Beer and bread are closer relatives on the food family tree than you might think. Ever wondered why, when driving past your local brewery, you start dreaming about hot buttered toast? Well, much like bread, beer is made from both a grain and an impressive little fermenting agent with loads of punch and underrated talent. Both beer and bread are about as ancient as the pyramids and neither would be possible or nearly as enjoyable without the key ingredient: yeast.


When was yeast first discovered?

Humans, as far back as 5000 years, likely stumbled upon yeast by accident, not knowing how fermentation worked but enjoying its benefits none the less until, thanks to champion scientist Louis Pasteur in 1857, fermentation entered the realm of science and an advancement in brewing and baking was made possible.

So how does yeast work?

Yeast is a living single-cell organism with a rather sweet tooth. When combined with a starch or sugar, yeast literally consumes the sugar and spits out carbon dioxide and alcohol as waste products. This process is called fermentation.

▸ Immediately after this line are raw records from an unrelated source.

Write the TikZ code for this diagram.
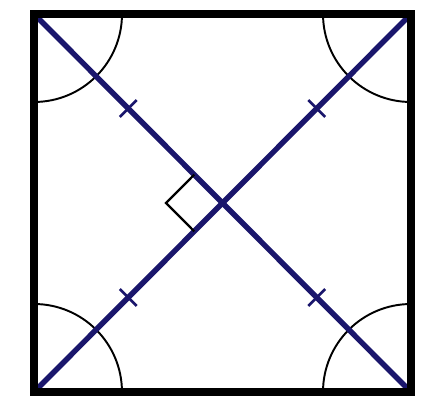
\documentclass[tikz,border=0pt]{standalone}
\usepackage{xcolor}
\usetikzlibrary{calc}
\definecolor{diagblue}{RGB}{26,22,108}

\begin{document}
\begin{tikzpicture}[x=0.02cm, y=0.02cm,
  sqside/.style={black, line width=4.4pt},
  diag/.style={diagblue, line width=3.1pt},
  anglearc/.style={black, line width=1.1pt},
  tickmark/.style={diagblue, line width=1.5pt},
  rightmark/.style={black, line width=1.3pt}]
  \useasboundingbox (0,0) rectangle (441,400);
  \coordinate (A) at (34,386);
  \coordinate (B) at (411,386);
  \coordinate (C) at (411,8);
  \coordinate (D) at (34,8);
  \coordinate (O) at ($(A)!0.5!(C)$);
  \draw[anglearc] ($(A)+(88,0)$) arc[start angle=0, end angle=-90, radius=1.76cm];
  \draw[anglearc] ($(B)+(0,-88)$) arc[start angle=-90, end angle=-180, radius=1.76cm];
  \draw[anglearc] ($(C)+(-88,0)$) arc[start angle=180, end angle=90, radius=1.76cm];
  \draw[anglearc] ($(D)+(0,88)$) arc[start angle=90, end angle=0, radius=1.76cm];
  \draw[diag] (A) -- (C);
  \draw[diag] (B) -- (D);
  \coordinate (MA) at ($(A)!0.5!(O)$);
  \coordinate (MB) at ($(B)!0.5!(O)$);
  \coordinate (MC) at ($(C)!0.5!(O)$);
  \coordinate (MD) at ($(D)!0.5!(O)$);
  \draw[tickmark] ($(MA)!0.09!90:(O)$) -- ($(MA)!0.09!-90:(O)$);
  \draw[tickmark] ($(MB)!0.09!90:(O)$) -- ($(MB)!0.09!-90:(O)$);
  \draw[tickmark] ($(MC)!0.09!90:(O)$) -- ($(MC)!0.09!-90:(O)$);
  \draw[tickmark] ($(MD)!0.09!90:(O)$) -- ($(MD)!0.09!-90:(O)$);
  \coordinate (RA) at ($(O)!0.15!(A)$);
  \coordinate (RD) at ($(O)!0.15!(D)$);
  \draw[rightmark] (RA) -- ($(RA)+(RD)-(O)$) -- (RD);
  \draw[sqside, line join=miter] (D) rectangle (B);
\end{tikzpicture}
\end{document}
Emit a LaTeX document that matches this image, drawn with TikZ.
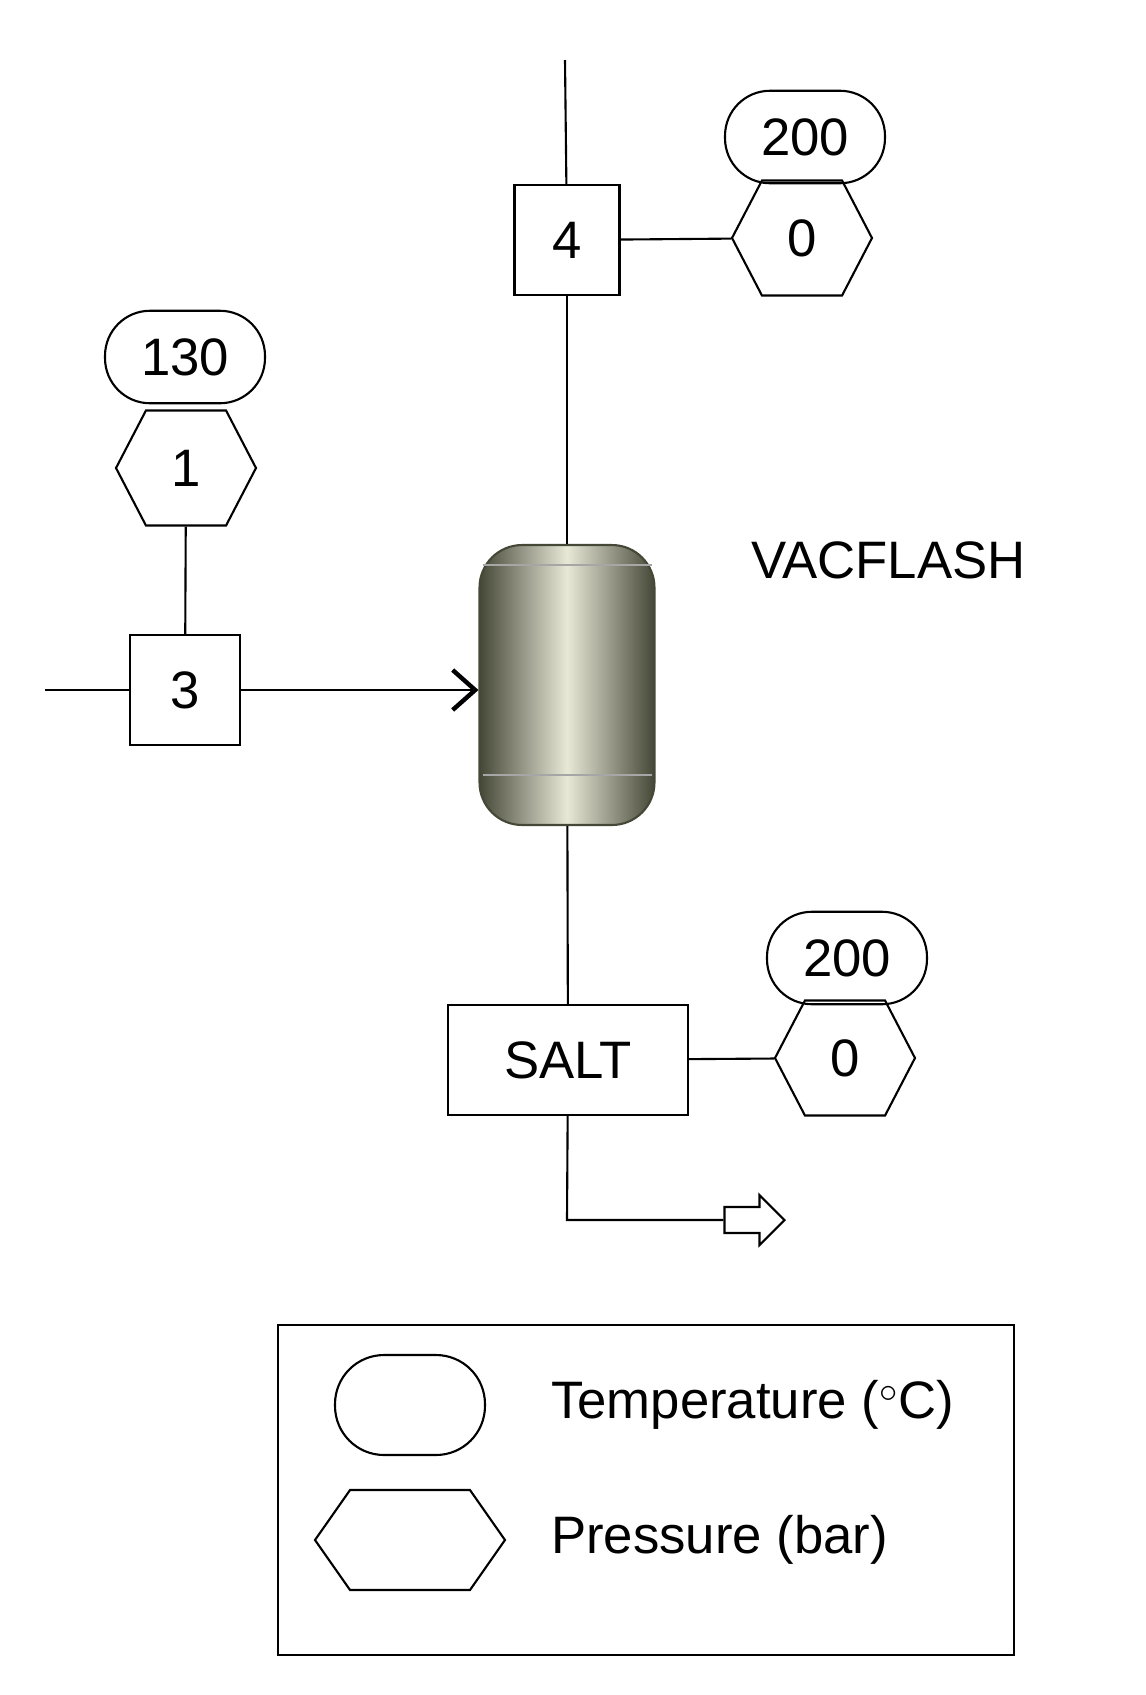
\documentclass[tikz,border=0pt]{standalone}
\usepackage{fontspec}
\setmainfont{Liberation Sans}
\usetikzlibrary{shapes.symbols,shapes.arrows,arrows.meta}
\definecolor{vesseledge}{RGB}{70,72,55}
\definecolor{vesselmid}{RGB}{232,232,215}

\begin{document}
\begin{tikzpicture}[
		x = 0.02cm, y = -0.02cm,
		every node/.style = {font = \fontsize{30}{36}\selectfont},
		stream/.style = {
			draw,
			rectangle,
			line width = 1.2pt,
			inner sep = 0,
			minimum height = 2.2cm
		},
		temp/.style = {
			draw,
			rectangle,
			rounded corners = 0.9cm,
			line width = 1.2pt,
			inner sep = 0,
			minimum width = 3.2cm,
			minimum height = 1.85cm
		},
		pres/.style = {
			draw,
			signal,
			signal to = east and west,
			signal pointer angle = 125,
			line width = 1.2pt,
			inner sep = 0,
			minimum width = 2.8cm,
			minimum height = 2.3cm
		},
		pipe/.style = {line width = 1.2pt}
	]
	\useasboundingbox (0, 0) rectangle (1146, 1695);

	\coordinate (top) at (565, 60);
	\coordinate (feed) at (45, 690);
	\coordinate (bend) at (567, 1220);

	\node [stream, minimum width = 2.1cm] (s4) at (567, 240) {4};
	\node [pres] (p4) at (802, 238) {0};
	\node [temp] (t4) at (805, 137) {200};

	\node [stream, minimum width = 2.2cm] (s3) at (185, 690) {3};
	\node [pres] (p3) at (186, 468) {1};
	\node [temp] (t3) at (185, 357) {130};

	\node [stream, minimum width = 4.8cm] (salt) at (568, 1060) {SALT};
	\node [pres] (ps) at (845, 1058) {0};
	\node [temp] (ts) at (847, 958) {200};

	\node [draw = vesseledge, line width = 1.2pt, rounded corners = 0.85cm, minimum width = 3.5cm, minimum height = 5.6cm,
		left color = vesseledge, right color = vesseledge, middle color = vesselmid] (flash) at (567, 685) {};
	\draw [black!35, line width = 0.8pt] (483, 565) -- (652, 565);
	\draw [black!35, line width = 0.8pt] (483, 775) -- (652, 775);
	\node [anchor = west] at (745, 560) {VACFLASH};

	\node [draw, single arrow, line width = 1.2pt, fill = white, inner sep = 0.12cm,
		minimum height = 1.2cm, minimum width = 1cm, single arrow head extend = 0.13cm] (out) at (748, 1220) {};

	\draw [pipe] (top) -- (s4);
	\draw [pipe] (s4) -- (p4);
	\draw [pipe] (s4) -- (flash);
	\draw [pipe] (feed) -- (s3);
	\draw [pipe, -{Straight Barb[length = 0.45cm, width = 0.8cm, line width = 2.5pt]}] (s3) -- (s3 -| flash.west);
	\draw [pipe] (s3) -- (p3);
	\draw [pipe] (flash) -- (salt);
	\draw [pipe] (salt) -- (ps);
	\draw [pipe] (salt) -- (bend) -- (out.tail);

	% legend
	\node [draw, line width = 1.2pt, minimum width = 14.74cm, minimum height = 6.6cm] (legend) at (646, 1490) {};
	\node [temp, minimum width = 3cm, minimum height = 2cm, rounded corners = 0.98cm] (lt) at (410, 1405) {};
	\node [pres, minimum width = 3.8cm, minimum height = 2cm, signal pointer angle = 110] (lp) at (410, 1540) {};
	\node [anchor = west] at (545, 1405) {Temperature ($^\circ$C)};
	\node [anchor = west] at (545, 1540) {Pressure (bar)};
\end{tikzpicture}
\end{document}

Fortunately for brewers and bakers, these waste products are not waste at all, but rather vital contributors to the success of the end product. Carbon dioxide gives beer its carbonation and bread – its air pockets, which results in the light, fluffy texture. Alcohol released into bread burns off while baking, but definitely sticks around to add value to beer. Interestingly, yeast also contributes lovely flavour to both beer and bread and, depending on which strain of yeast used, these flavours can be notably different.


Different types of yeast

Yeast is pretty versatile. From commercially produced to naturally propagated, you’ll find it in various shapes and forms, to suit both your lifestyle and interest level.

For specialist bakers
Before the production of commercial yeast, brewers utilised air-borne yeast while bakers benefited from yeast found naturally in flour. Specialist bakers today still rely on this natural method to create sourdough breads packed with flavour – some even keep the same yeast starter alive for years because the unique flavour profile gives their bread a signature style.


For the home baker
For home bakers, the easiest and quickest yeast source is dried baker’s yeast, available in little sachets at your local supermarket.
Fresh yeast is another good option although, because of its short shelf life, it can be hard to find. It looks like a small block of butter and searching for it at a health shop is probably your best bet.

For the home brewer
Commercial brewer’s yeast is a different strain to baker’s yeast and has characteristics specifically suited to brewing. There are two main types of brewing yeast, used to either brew ales or lagers.

For the health fundis
Then there’s also a version of brewer’s yeast used as a nutritional supplement because it is so rich in B vitamins and minerals.

fresh bread

4 tips for getting the best from yeast when baking bread

Keep these few tips front of mind when baking with yeast and the results you get will be happiness–producing:

  1. Use warm not boiling water to ‘proof’ or test if the yeast is active. Yeast dies when heated to between 55°– 60° C. This kind of heat is necessary when you’re baking bread in the oven, but not when you’re wanting the dough to rise.
  2. Give yeast enough time to work on the flour before baking. At minimum, allow the dough to rest for an hour but if you can plan ahead and leave it overnight, you’ll get even better results. It’s quite a marvellous thing to watch the ball of dough puff up and virtually double in size.
  3. Salt slows down the growth of yeast, so when making bread or pizza dough, add salt to the flour rather than to the yeasty water.
  4. Knead the dough. By doing this, you’ll make sure the yeast is evenly distributed and your bread has an even rise.

pizza dough recipe

We hope you now have a newfound appreciation for a little ingredient that is arguably baking and brewing’s most impactful.